Ca y est, la suite de Top Gun, le film qui a changé votre vie, est enfin sortie au cinéma, trente sept ans après…

Tom Cruise: En effet, il était temps, c’était maintenant ou jamais ! Nous avons longtemps réfléchi sur la manière de raconter la suite de cette histoire, si longtemps après. Je me demandais ce que pourraient nous apporter les nouvelles technologies par rapport au premier film, et ce que nous pourrions offrir au public en terme d’expérience cinématographique, car c’est ce que nous avions déjà fait en 1985 avec des prises de vue aériennes révolutionnaires pour l’époque. Nous savions que de nombreux fans, partout dans le monde, attendaient cette suite.

Au-delà des aspects techniques et des effets spéciaux impressionnants, le film joue un peu aux montagnes russes émotionnelles…

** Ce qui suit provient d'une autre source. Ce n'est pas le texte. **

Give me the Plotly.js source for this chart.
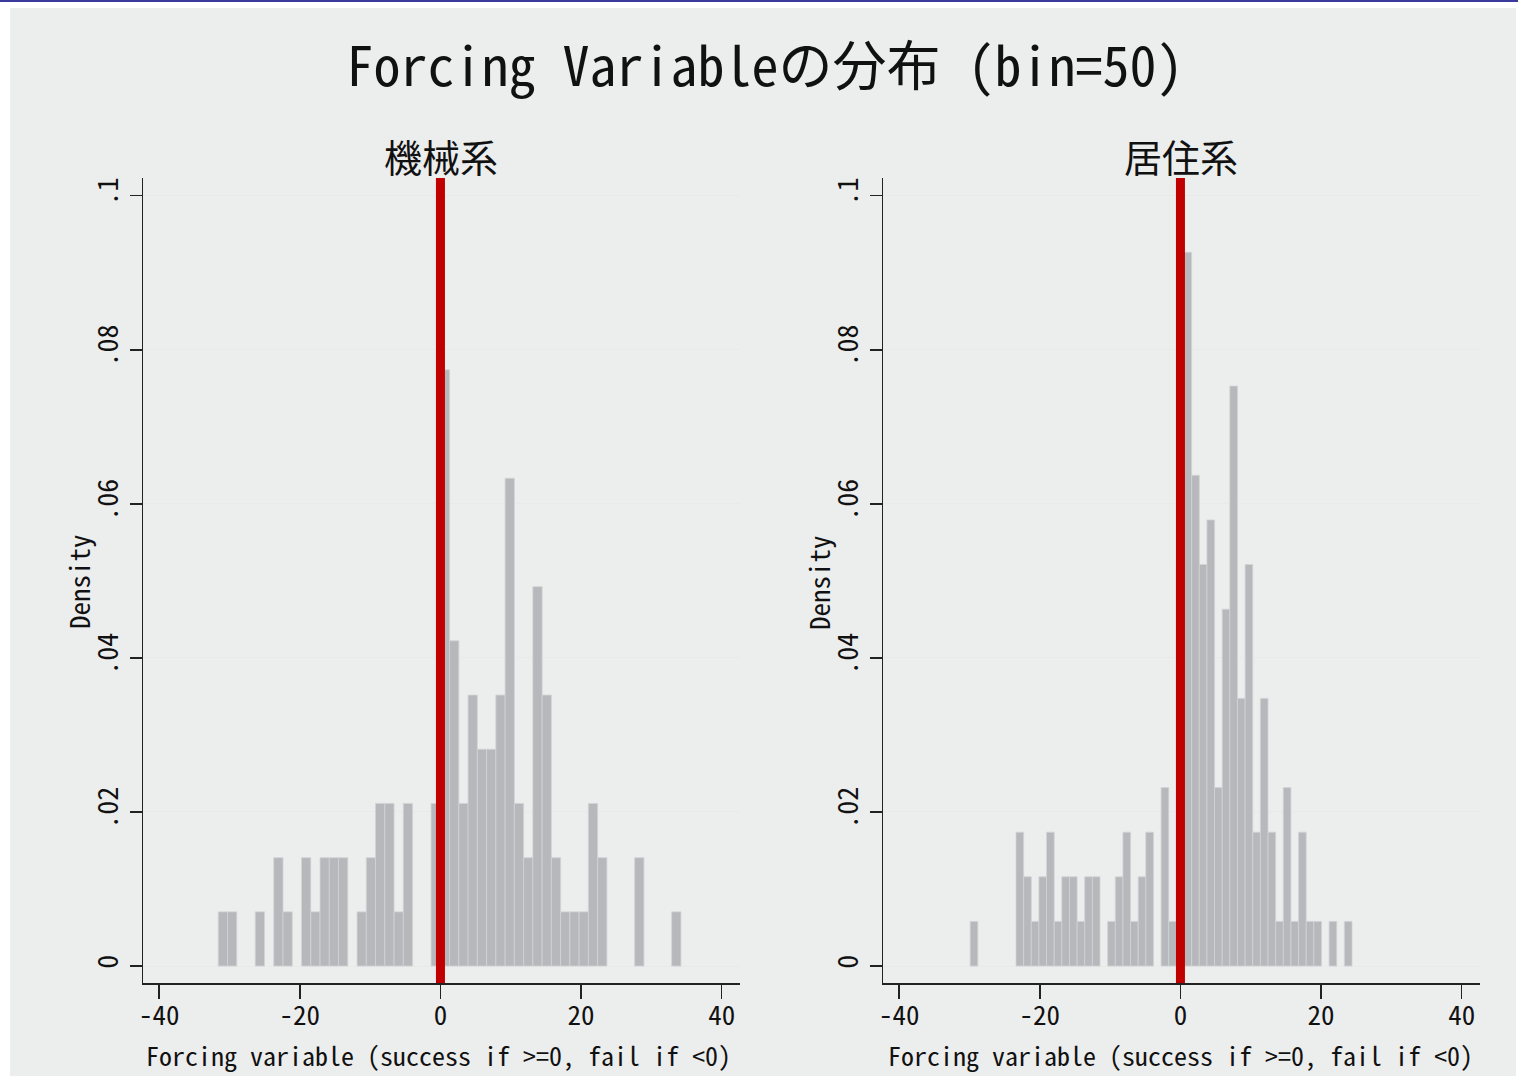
<!DOCTYPE html>
<html>
<head>
<meta charset="utf-8">
<script src="https://cdn.plot.ly/plotly-3.0.1.min.js"></script>
<style>
  html, body { margin: 0; padding: 0; background: #ffffff; }
  #chart { width: 1518px; height: 1078px; }
</style>
</head>
<body>
<div id="chart"></div>
<script>
// ---------- data ----------
const mainTitle = "Forcing Variableの分布 (bin=50)";
const panelTitles = ["機械系", "居住系"];
const xAxisTitle = "Forcing variable (success if >=0, fail if <0)";
const yAxisTitle = "Density";

// histogram range of each panel (lower edge of first bin, upper edge of last bin)
const leftRange = [-31.6, 34.2];
const rightRange = [-29.9, 24.4];

// observations per bin (50 bins each)
const leftCounts = [
  1, 1, 0, 0, 1, 0, 2, 1, 0, 2,
  1, 2, 2, 2, 0, 1, 2, 3, 3, 1,
  3, 0, 0, 3, 11, 6, 3, 5, 4, 4,
  5, 9, 3, 2, 7, 5, 2, 1, 1, 1,
  3, 2, 0, 0, 0, 2, 0, 0, 0, 1
];
const rightCounts = [
  1, 0, 0, 0, 0, 0, 3, 2, 1, 2,
  3, 1, 2, 2, 1, 2, 2, 0, 1, 2,
  3, 1, 2, 3, 0, 4, 1, 9, 16, 11,
  9, 10, 4, 8, 13, 6, 9, 3, 6, 3,
  1, 4, 1, 3, 1, 1, 0, 1, 0, 1
];

const xTickVals = [-40, -20, 0, 20, 40];
const xTickText = ["-40", "-20", "0", "20", "40"];
const yTickVals = [0, 0.02, 0.04, 0.06, 0.08, 0.1];
const yTickText = ["0", ".02", ".04", ".06", ".08", ".1"];
const xLineAt = 0;

// ---------- build ----------
function histTrace(counts, range, xa, ya) {
  const n = counts.length;
  const w = (range[1] - range[0]) / n;
  const total = counts.reduce((a, b) => a + b, 0);
  const x = counts.map((_, i) => range[0] + w * (i + 0.5));
  const y = counts.map(c => c > 0 ? c / (total * w) : null);
  return {
    type: 'bar', x: x, y: y, width: w,
    xaxis: xa, yaxis: ya,
    marker: { color: '#b6b8bc', line: { color: '#d2d3d6', width: 0.8 } },
    hoverinfo: 'x+y', showlegend: false
  };
}

const FONT = '"Noto Sans Mono CJK JP", "Noto Sans CJK JP", "DejaVu Sans Mono", monospace';
const W = 1518, H = 1078;
const px = v => v / W;
const py = v => 1 - v / H;

function xAxis(domain, anchor) {
  return {
    domain: domain, anchor: anchor,
    range: [-42.3, 42.6],
    tickmode: 'array', tickvals: xTickVals, ticktext: xTickText,
    ticks: 'outside', ticklen: 14, tickwidth: 1.5, tickcolor: '#222',
    ticklabelstandoff: -6,
    showline: true, linecolor: '#222', linewidth: 1.5,
    showgrid: false, zeroline: false,
    tickfont: { family: FONT, size: 27, color: '#111' },
    fixedrange: true
  };
}
function yAxis(domain, anchor) {
  return {
    domain: domain, anchor: anchor,
    range: [-0.0022, 0.1023],
    tickmode: 'array', tickvals: yTickVals, ticktext: yTickText,
    tickangle: -90,
    ticks: 'outside', ticklen: 12, tickwidth: 1.5, tickcolor: '#222',
    showline: true, linecolor: '#222', linewidth: 1.5,
    showgrid: true, gridcolor: '#e9e9e9', gridwidth: 1, zeroline: false,
    tickfont: { family: FONT, size: 28, color: '#111' },
    fixedrange: true
  };
}

function textAnn(text, x, y, size, angle) {
  return { text: text, x: px(x), y: py(y), xref: 'paper', yref: 'paper',
    xanchor: 'center', yanchor: 'middle', showarrow: false, textangle: angle || 0,
    font: { family: FONT, size: size, color: '#111' } };
}

const yDom = [py(983), py(178)];
const layout = {
  width: W, height: H,
  margin: { l: 0, r: 0, t: 0, b: 0 },
  paper_bgcolor: '#ffffff',
  plot_bgcolor: '#ffffff',
  bargap: 0,
  title: {
    text: mainTitle,
    font: { family: FONT, size: 54, color: '#111' },
    x: px(765), xanchor: 'center', xref: 'paper',
    y: py(67), yanchor: 'middle', yref: 'paper'
  },
  xaxis: xAxis([px(143), px(740)], 'y'),
  yaxis: yAxis(yDom, 'x'),
  xaxis2: xAxis([px(883), px(1480)], 'y2'),
  yaxis2: yAxis(yDom, 'x2'),
  annotations: [
    textAnn(panelTitles[0], 441, 155, 38),
    textAnn(panelTitles[1], 1181, 155, 38),
    textAnn(xAxisTitle, 439, 1054, 26),
    textAnn(xAxisTitle, 1180, 1054, 26),
    textAnn(yAxisTitle, 78, 582, 27, -90),
    textAnn(yAxisTitle, 818, 582, 27, -90)
  ],
  shapes: [
    { type: 'rect', xref: 'paper', yref: 'paper', x0: px(10), x1: px(1516), y0: py(1076), y1: py(8),
      fillcolor: '#eceded', line: { width: 0 }, layer: 'below' },
    { type: 'line', xref: 'paper', yref: 'paper', x0: 0, x1: 1, y0: py(1), y1: py(1),
      line: { color: '#3a3a9c', width: 2 } },
    { type: 'line', xref: 'x', yref: 'y domain', x0: xLineAt, x1: xLineAt, y0: 0, y1: 1,
      line: { color: '#c00000', width: 9 } },
    { type: 'line', xref: 'x2', yref: 'y2 domain', x0: xLineAt, x1: xLineAt, y0: 0, y1: 1,
      line: { color: '#c00000', width: 9 } }
  ]
};

const data = [
  histTrace(leftCounts, leftRange, 'x', 'y'),
  histTrace(rightCounts, rightRange, 'x2', 'y2')
];

Plotly.newPlot('chart', data, layout, { displayModeBar: false, staticPlot: true });
</script>
</body>
</html>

T.C. Eh bien, si vous vous souvenez, c’était déjà le cas dans le premier, et selon moi c’est ce qui rendait le film intéressant. Tout le monde se souvient de Top Gun comme d’un divertissement, un grand spectacle qui a marqué le public et traversé plusieurs générations. C’est d’ailleurs une chose que je n’aurais jamais pu imaginer à l’époque. Je me rendais bien compte que nous faisons un film spécial mais personne ne peut jamais prédire comment le public accueillera une histoire. Mais au-delà de cet aspect, il ne faut pas oublier que le premier film est basé un drame originel, et même sur plusieurs drames au cours du film, incarnés et transcendés par des personnages très forts. Il n’est pas question que d’action ou de cascades : c’est un procédé narratif que j’aime.

« Top Gun est vu comme un divertissement, mais c’est aussi l’histoire d’un drame qui a traversé les générations… »

Ça a du être un grand moment d’émotion de vous remettre dans la peau de Pete Mitchell, alias « Maverick » après tant d’années… Remettre votre blouson d’aviateur, remonter sur cette moto…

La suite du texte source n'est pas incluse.